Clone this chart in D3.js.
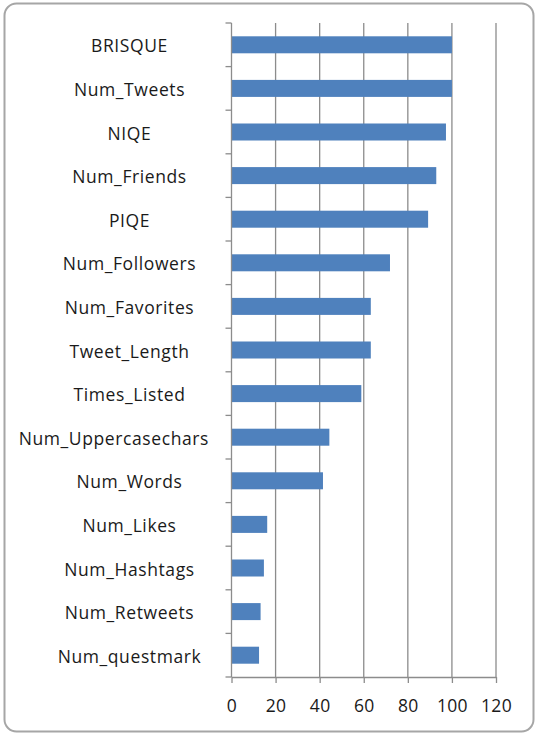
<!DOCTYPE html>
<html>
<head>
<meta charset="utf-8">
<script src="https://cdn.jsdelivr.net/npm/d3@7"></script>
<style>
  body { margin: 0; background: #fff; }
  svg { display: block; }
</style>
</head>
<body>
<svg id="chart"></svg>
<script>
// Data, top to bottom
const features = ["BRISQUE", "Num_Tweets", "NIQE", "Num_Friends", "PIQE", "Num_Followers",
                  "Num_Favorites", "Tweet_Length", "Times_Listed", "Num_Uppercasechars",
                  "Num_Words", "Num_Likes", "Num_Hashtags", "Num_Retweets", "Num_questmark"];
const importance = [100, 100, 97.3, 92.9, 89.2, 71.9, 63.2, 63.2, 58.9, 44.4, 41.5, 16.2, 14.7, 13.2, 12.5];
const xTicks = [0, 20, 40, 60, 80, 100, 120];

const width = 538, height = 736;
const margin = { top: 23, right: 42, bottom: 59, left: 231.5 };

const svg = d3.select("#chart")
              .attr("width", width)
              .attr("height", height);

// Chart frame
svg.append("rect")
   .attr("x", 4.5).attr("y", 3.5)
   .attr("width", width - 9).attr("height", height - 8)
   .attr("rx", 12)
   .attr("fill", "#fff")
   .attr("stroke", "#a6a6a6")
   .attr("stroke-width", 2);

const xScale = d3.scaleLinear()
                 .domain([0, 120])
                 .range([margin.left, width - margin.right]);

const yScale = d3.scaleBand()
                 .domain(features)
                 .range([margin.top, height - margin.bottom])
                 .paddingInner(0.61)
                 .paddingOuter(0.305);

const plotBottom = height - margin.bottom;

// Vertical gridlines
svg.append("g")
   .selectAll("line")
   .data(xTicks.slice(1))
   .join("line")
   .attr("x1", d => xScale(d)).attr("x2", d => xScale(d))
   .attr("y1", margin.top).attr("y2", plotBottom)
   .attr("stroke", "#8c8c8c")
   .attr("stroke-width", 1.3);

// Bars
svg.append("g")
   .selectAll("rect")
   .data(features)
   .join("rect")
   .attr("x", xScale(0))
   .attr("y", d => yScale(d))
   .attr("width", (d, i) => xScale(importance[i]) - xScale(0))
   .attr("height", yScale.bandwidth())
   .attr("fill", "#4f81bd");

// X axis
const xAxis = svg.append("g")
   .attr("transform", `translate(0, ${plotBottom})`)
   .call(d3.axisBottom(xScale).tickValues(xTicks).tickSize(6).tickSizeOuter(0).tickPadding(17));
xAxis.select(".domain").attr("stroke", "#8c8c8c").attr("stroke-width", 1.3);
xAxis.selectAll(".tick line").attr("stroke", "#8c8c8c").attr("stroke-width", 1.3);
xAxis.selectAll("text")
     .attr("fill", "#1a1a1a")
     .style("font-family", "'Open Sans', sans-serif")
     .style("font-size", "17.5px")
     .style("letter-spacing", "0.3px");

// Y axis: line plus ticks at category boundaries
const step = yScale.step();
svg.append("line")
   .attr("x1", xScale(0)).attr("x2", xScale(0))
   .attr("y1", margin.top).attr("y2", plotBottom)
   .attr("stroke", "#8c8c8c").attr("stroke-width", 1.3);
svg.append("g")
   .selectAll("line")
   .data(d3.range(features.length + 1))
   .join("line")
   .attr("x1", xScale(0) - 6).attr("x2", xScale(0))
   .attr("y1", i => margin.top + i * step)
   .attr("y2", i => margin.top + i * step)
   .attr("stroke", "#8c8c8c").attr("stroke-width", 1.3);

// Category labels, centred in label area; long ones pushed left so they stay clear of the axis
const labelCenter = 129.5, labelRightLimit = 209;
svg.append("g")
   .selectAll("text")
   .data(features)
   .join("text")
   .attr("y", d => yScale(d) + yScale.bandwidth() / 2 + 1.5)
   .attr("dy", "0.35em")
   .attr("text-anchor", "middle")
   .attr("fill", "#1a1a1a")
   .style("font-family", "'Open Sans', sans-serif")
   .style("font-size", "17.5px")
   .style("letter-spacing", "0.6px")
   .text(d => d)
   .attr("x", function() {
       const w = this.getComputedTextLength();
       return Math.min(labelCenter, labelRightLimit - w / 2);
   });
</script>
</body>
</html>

= = =

WHAT IS REQUIRED
Exclude every picture and copy the remaining data exactly.

CORRECT RESULT
Clone this chart in D3.js.
<!DOCTYPE html>
<html>
<head>
<meta charset="utf-8">
<script src="https://cdn.jsdelivr.net/npm/d3@7"></script>
<style>
  body { margin: 0; background: #fff; }
  svg { display: block; }
</style>
</head>
<body>
<svg id="chart"></svg>
<script>
// Data, top to bottom
const features = ["BRISQUE", "Num_Tweets", "NIQE", "Num_Friends", "PIQE", "Num_Followers",
                  "Num_Favorites", "Tweet_Length", "Times_Listed", "Num_Uppercasechars",
                  "Num_Words", "Num_Likes", "Num_Hashtags", "Num_Retweets", "Num_questmark"];
const importance = [100, 100, 97.3, 92.9, 89.2, 71.9, 63.2, 63.2, 58.9, 44.4, 41.5, 16.2, 14.7, 13.2, 12.5];
const xTicks = [0, 20, 40, 60, 80, 100, 120];

const width = 538, height = 736;
const margin = { top: 23, right: 42, bottom: 59, left: 231.5 };

const svg = d3.select("#chart")
              .attr("width", width)
              .attr("height", height);

// Chart frame
svg.append("rect")
   .attr("x", 4.5).attr("y", 3.5)
   .attr("width", width - 9).attr("height", height - 8)
   .attr("rx", 12)
   .attr("fill", "#fff")
   .attr("stroke", "#a6a6a6")
   .attr("stroke-width", 2);

const xScale = d3.scaleLinear()
                 .domain([0, 120])
                 .range([margin.left, width - margin.right]);

const yScale = d3.scaleBand()
                 .domain(features)
                 .range([margin.top, height - margin.bottom])
                 .paddingInner(0.61)
                 .paddingOuter(0.305);

const plotBottom = height - margin.bottom;

// Vertical gridlines
svg.append("g")
   .selectAll("line")
   .data(xTicks.slice(1))
   .join("line")
   .attr("x1", d => xScale(d)).attr("x2", d => xScale(d))
   .attr("y1", margin.top).attr("y2", plotBottom)
   .attr("stroke", "#8c8c8c")
   .attr("stroke-width", 1.3);

// Bars
svg.append("g")
   .selectAll("rect")
   .data(features)
   .join("rect")
   .attr("x", xScale(0))
   .attr("y", d => yScale(d))
   .attr("width", (d, i) => xScale(importance[i]) - xScale(0))
   .attr("height", yScale.bandwidth())
   .attr("fill", "#4f81bd");

// X axis
const xAxis = svg.append("g")
   .attr("transform", `translate(0, ${plotBottom})`)
   .call(d3.axisBottom(xScale).tickValues(xTicks).tickSize(6).tickSizeOuter(0).tickPadding(17));
xAxis.select(".domain").attr("stroke", "#8c8c8c").attr("stroke-width", 1.3);
xAxis.selectAll(".tick line").attr("stroke", "#8c8c8c").attr("stroke-width", 1.3);
xAxis.selectAll("text")
     .attr("fill", "#1a1a1a")
     .style("font-family", "'Open Sans', sans-serif")
     .style("font-size", "17.5px")
     .style("letter-spacing", "0.3px");

// Y axis: line plus ticks at category boundaries
const step = yScale.step();
svg.append("line")
   .attr("x1", xScale(0)).attr("x2", xScale(0))
   .attr("y1", margin.top).attr("y2", plotBottom)
   .attr("stroke", "#8c8c8c").attr("stroke-width", 1.3);
svg.append("g")
   .selectAll("line")
   .data(d3.range(features.length + 1))
   .join("line")
   .attr("x1", xScale(0) - 6).attr("x2", xScale(0))
   .attr("y1", i => margin.top + i * step)
   .attr("y2", i => margin.top + i * step)
   .attr("stroke", "#8c8c8c").attr("stroke-width", 1.3);

// Category labels, centred in label area; long ones pushed left so they stay clear of the axis
const labelCenter = 129.5, labelRightLimit = 209;
svg.append("g")
   .selectAll("text")
   .data(features)
   .join("text")
   .attr("y", d => yScale(d) + yScale.bandwidth() / 2 + 1.5)
   .attr("dy", "0.35em")
   .attr("text-anchor", "middle")
   .attr("fill", "#1a1a1a")
   .style("font-family", "'Open Sans', sans-serif")
   .style("font-size", "17.5px")
   .style("letter-spacing", "0.6px")
   .text(d => d)
   .attr("x", function() {
       const w = this.getComputedTextLength();
       return Math.min(labelCenter, labelRightLimit - w / 2);
   });
</script>
</body>
</html>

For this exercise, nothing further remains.